▶ **Exercise task**
Transcribe the material in full, exactly as written.

▶ **Supplied material**
# # # #

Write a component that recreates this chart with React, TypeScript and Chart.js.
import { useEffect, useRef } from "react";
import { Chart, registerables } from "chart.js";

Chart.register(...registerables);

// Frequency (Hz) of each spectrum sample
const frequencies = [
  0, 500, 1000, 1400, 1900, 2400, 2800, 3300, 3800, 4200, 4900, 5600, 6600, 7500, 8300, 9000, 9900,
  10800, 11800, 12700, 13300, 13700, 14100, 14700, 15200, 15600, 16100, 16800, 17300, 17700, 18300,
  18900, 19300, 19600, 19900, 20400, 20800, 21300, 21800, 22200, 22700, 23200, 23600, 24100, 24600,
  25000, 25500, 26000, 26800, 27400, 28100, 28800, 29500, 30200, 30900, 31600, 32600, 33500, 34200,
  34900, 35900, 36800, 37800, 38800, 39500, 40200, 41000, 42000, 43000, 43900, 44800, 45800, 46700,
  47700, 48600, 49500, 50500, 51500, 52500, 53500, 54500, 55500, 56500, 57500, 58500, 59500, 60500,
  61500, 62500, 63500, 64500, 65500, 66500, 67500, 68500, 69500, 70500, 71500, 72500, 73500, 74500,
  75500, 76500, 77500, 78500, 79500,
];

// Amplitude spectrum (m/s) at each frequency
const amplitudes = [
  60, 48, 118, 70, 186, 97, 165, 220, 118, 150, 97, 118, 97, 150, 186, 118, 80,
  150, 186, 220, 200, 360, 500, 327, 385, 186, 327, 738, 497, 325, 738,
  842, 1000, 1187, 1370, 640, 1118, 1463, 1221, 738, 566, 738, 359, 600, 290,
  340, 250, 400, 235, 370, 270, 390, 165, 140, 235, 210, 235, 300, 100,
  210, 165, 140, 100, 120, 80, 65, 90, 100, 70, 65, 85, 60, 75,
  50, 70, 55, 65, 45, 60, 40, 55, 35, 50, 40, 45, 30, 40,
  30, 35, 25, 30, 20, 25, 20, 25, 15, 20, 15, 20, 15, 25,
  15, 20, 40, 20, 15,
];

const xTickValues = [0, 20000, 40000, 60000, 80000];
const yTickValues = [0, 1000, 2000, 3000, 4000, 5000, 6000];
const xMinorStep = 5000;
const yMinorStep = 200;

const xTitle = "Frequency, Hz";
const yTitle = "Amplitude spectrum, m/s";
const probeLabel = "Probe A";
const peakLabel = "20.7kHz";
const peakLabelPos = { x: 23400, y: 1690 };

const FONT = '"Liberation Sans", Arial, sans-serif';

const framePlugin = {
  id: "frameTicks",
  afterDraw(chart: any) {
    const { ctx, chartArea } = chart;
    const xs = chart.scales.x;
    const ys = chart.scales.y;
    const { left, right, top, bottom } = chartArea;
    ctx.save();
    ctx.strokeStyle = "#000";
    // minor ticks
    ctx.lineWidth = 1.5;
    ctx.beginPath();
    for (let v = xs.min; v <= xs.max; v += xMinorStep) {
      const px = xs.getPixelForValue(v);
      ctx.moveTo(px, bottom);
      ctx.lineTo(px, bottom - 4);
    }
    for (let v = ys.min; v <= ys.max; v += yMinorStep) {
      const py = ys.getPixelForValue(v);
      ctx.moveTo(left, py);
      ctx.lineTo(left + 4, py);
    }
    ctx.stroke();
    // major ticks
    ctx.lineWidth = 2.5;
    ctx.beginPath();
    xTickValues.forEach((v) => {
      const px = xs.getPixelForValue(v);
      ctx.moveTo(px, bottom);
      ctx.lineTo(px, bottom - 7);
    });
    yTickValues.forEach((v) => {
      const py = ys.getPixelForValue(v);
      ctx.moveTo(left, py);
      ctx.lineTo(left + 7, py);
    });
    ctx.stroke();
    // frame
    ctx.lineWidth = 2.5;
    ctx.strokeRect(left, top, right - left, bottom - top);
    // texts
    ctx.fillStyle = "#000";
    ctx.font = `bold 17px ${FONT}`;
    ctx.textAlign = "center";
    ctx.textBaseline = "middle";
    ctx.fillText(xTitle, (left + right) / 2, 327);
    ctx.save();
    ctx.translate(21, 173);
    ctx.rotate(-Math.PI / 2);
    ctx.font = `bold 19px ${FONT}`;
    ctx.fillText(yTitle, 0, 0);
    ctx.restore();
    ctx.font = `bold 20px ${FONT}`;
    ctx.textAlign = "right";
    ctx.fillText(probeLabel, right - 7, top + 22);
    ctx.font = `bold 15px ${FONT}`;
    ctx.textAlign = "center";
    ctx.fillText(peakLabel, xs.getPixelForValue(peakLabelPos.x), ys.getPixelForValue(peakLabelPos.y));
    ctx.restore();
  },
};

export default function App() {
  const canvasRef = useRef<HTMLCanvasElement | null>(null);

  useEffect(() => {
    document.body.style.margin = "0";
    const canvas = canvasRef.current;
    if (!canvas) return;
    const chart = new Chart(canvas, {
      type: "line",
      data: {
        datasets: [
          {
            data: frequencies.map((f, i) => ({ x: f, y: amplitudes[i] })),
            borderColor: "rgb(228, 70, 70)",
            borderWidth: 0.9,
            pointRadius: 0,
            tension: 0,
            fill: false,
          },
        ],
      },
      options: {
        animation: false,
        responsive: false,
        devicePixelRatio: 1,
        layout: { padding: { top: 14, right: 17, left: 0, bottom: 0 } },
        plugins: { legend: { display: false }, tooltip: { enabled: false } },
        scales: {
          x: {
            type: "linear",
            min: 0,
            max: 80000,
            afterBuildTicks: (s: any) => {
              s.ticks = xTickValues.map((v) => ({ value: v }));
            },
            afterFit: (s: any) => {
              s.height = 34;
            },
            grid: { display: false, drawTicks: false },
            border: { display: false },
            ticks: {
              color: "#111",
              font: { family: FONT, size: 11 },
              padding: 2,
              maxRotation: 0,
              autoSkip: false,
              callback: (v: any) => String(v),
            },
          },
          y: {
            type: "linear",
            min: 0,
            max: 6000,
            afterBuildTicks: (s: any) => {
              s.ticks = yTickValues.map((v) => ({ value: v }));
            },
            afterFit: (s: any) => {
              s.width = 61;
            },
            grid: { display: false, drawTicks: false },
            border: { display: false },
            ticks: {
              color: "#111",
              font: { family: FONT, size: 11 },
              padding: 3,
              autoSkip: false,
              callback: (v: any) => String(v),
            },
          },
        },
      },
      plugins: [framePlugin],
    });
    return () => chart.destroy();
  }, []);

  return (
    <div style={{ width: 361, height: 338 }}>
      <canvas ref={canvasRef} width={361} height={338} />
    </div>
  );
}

# # # #

▶ **Exercise output**
Write a component that recreates this chart with React, TypeScript and Chart.js.
import { useEffect, useRef } from "react";
import { Chart, registerables } from "chart.js";

Chart.register(...registerables);

// Frequency (Hz) of each spectrum sample
const frequencies = [
  0, 500, 1000, 1400, 1900, 2400, 2800, 3300, 3800, 4200, 4900, 5600, 6600, 7500, 8300, 9000, 9900,
  10800, 11800, 12700, 13300, 13700, 14100, 14700, 15200, 15600, 16100, 16800, 17300, 17700, 18300,
  18900, 19300, 19600, 19900, 20400, 20800, 21300, 21800, 22200, 22700, 23200, 23600, 24100, 24600,
  25000, 25500, 26000, 26800, 27400, 28100, 28800, 29500, 30200, 30900, 31600, 32600, 33500, 34200,
  34900, 35900, 36800, 37800, 38800, 39500, 40200, 41000, 42000, 43000, 43900, 44800, 45800, 46700,
  47700, 48600, 49500, 50500, 51500, 52500, 53500, 54500, 55500, 56500, 57500, 58500, 59500, 60500,
  61500, 62500, 63500, 64500, 65500, 66500, 67500, 68500, 69500, 70500, 71500, 72500, 73500, 74500,
  75500, 76500, 77500, 78500, 79500,
];

// Amplitude spectrum (m/s) at each frequency
const amplitudes = [
  60, 48, 118, 70, 186, 97, 165, 220, 118, 150, 97, 118, 97, 150, 186, 118, 80,
  150, 186, 220, 200, 360, 500, 327, 385, 186, 327, 738, 497, 325, 738,
  842, 1000, 1187, 1370, 640, 1118, 1463, 1221, 738, 566, 738, 359, 600, 290,
  340, 250, 400, 235, 370, 270, 390, 165, 140, 235, 210, 235, 300, 100,
  210, 165, 140, 100, 120, 80, 65, 90, 100, 70, 65, 85, 60, 75,
  50, 70, 55, 65, 45, 60, 40, 55, 35, 50, 40, 45, 30, 40,
  30, 35, 25, 30, 20, 25, 20, 25, 15, 20, 15, 20, 15, 25,
  15, 20, 40, 20, 15,
];

const xTickValues = [0, 20000, 40000, 60000, 80000];
const yTickValues = [0, 1000, 2000, 3000, 4000, 5000, 6000];
const xMinorStep = 5000;
const yMinorStep = 200;

const xTitle = "Frequency, Hz";
const yTitle = "Amplitude spectrum, m/s";
const probeLabel = "Probe A";
const peakLabel = "20.7kHz";
const peakLabelPos = { x: 23400, y: 1690 };

const FONT = '"Liberation Sans", Arial, sans-serif';

const framePlugin = {
  id: "frameTicks",
  afterDraw(chart: any) {
    const { ctx, chartArea } = chart;
    const xs = chart.scales.x;
    const ys = chart.scales.y;
    const { left, right, top, bottom } = chartArea;
    ctx.save();
    ctx.strokeStyle = "#000";
    // minor ticks
    ctx.lineWidth = 1.5;
    ctx.beginPath();
    for (let v = xs.min; v <= xs.max; v += xMinorStep) {
      const px = xs.getPixelForValue(v);
      ctx.moveTo(px, bottom);
      ctx.lineTo(px, bottom - 4);
    }
    for (let v = ys.min; v <= ys.max; v += yMinorStep) {
      const py = ys.getPixelForValue(v);
      ctx.moveTo(left, py);
      ctx.lineTo(left + 4, py);
    }
    ctx.stroke();
    // major ticks
    ctx.lineWidth = 2.5;
    ctx.beginPath();
    xTickValues.forEach((v) => {
      const px = xs.getPixelForValue(v);
      ctx.moveTo(px, bottom);
      ctx.lineTo(px, bottom - 7);
    });
    yTickValues.forEach((v) => {
      const py = ys.getPixelForValue(v);
      ctx.moveTo(left, py);
      ctx.lineTo(left + 7, py);
    });
    ctx.stroke();
    // frame
    ctx.lineWidth = 2.5;
    ctx.strokeRect(left, top, right - left, bottom - top);
    // texts
    ctx.fillStyle = "#000";
    ctx.font = `bold 17px ${FONT}`;
    ctx.textAlign = "center";
    ctx.textBaseline = "middle";
    ctx.fillText(xTitle, (left + right) / 2, 327);
    ctx.save();
    ctx.translate(21, 173);
    ctx.rotate(-Math.PI / 2);
    ctx.font = `bold 19px ${FONT}`;
    ctx.fillText(yTitle, 0, 0);
    ctx.restore();
    ctx.font = `bold 20px ${FONT}`;
    ctx.textAlign = "right";
    ctx.fillText(probeLabel, right - 7, top + 22);
    ctx.font = `bold 15px ${FONT}`;
    ctx.textAlign = "center";
    ctx.fillText(peakLabel, xs.getPixelForValue(peakLabelPos.x), ys.getPixelForValue(peakLabelPos.y));
    ctx.restore();
  },
};

export default function App() {
  const canvasRef = useRef<HTMLCanvasElement | null>(null);

  useEffect(() => {
    document.body.style.margin = "0";
    const canvas = canvasRef.current;
    if (!canvas) return;
    const chart = new Chart(canvas, {
      type: "line",
      data: {
        datasets: [
          {
            data: frequencies.map((f, i) => ({ x: f, y: amplitudes[i] })),
            borderColor: "rgb(228, 70, 70)",
            borderWidth: 0.9,
            pointRadius: 0,
            tension: 0,
            fill: false,
          },
        ],
      },
      options: {
        animation: false,
        responsive: false,
        devicePixelRatio: 1,
        layout: { padding: { top: 14, right: 17, left: 0, bottom: 0 } },
        plugins: { legend: { display: false }, tooltip: { enabled: false } },
        scales: {
          x: {
            type: "linear",
            min: 0,
            max: 80000,
            afterBuildTicks: (s: any) => {
              s.ticks = xTickValues.map((v) => ({ value: v }));
            },
            afterFit: (s: any) => {
              s.height = 34;
            },
            grid: { display: false, drawTicks: false },
            border: { display: false },
            ticks: {
              color: "#111",
              font: { family: FONT, size: 11 },
              padding: 2,
              maxRotation: 0,
              autoSkip: false,
              callback: (v: any) => String(v),
            },
          },
          y: {
            type: "linear",
            min: 0,
            max: 6000,
            afterBuildTicks: (s: any) => {
              s.ticks = yTickValues.map((v) => ({ value: v }));
            },
            afterFit: (s: any) => {
              s.width = 61;
            },
            grid: { display: false, drawTicks: false },
            border: { display: false },
            ticks: {
              color: "#111",
              font: { family: FONT, size: 11 },
              padding: 3,
              autoSkip: false,
              callback: (v: any) => String(v),
            },
          },
        },
      },
      plugins: [framePlugin],
    });
    return () => chart.destroy();
  }, []);

  return (
    <div style={{ width: 361, height: 338 }}>
      <canvas ref={canvasRef} width={361} height={338} />
    </div>
  );
}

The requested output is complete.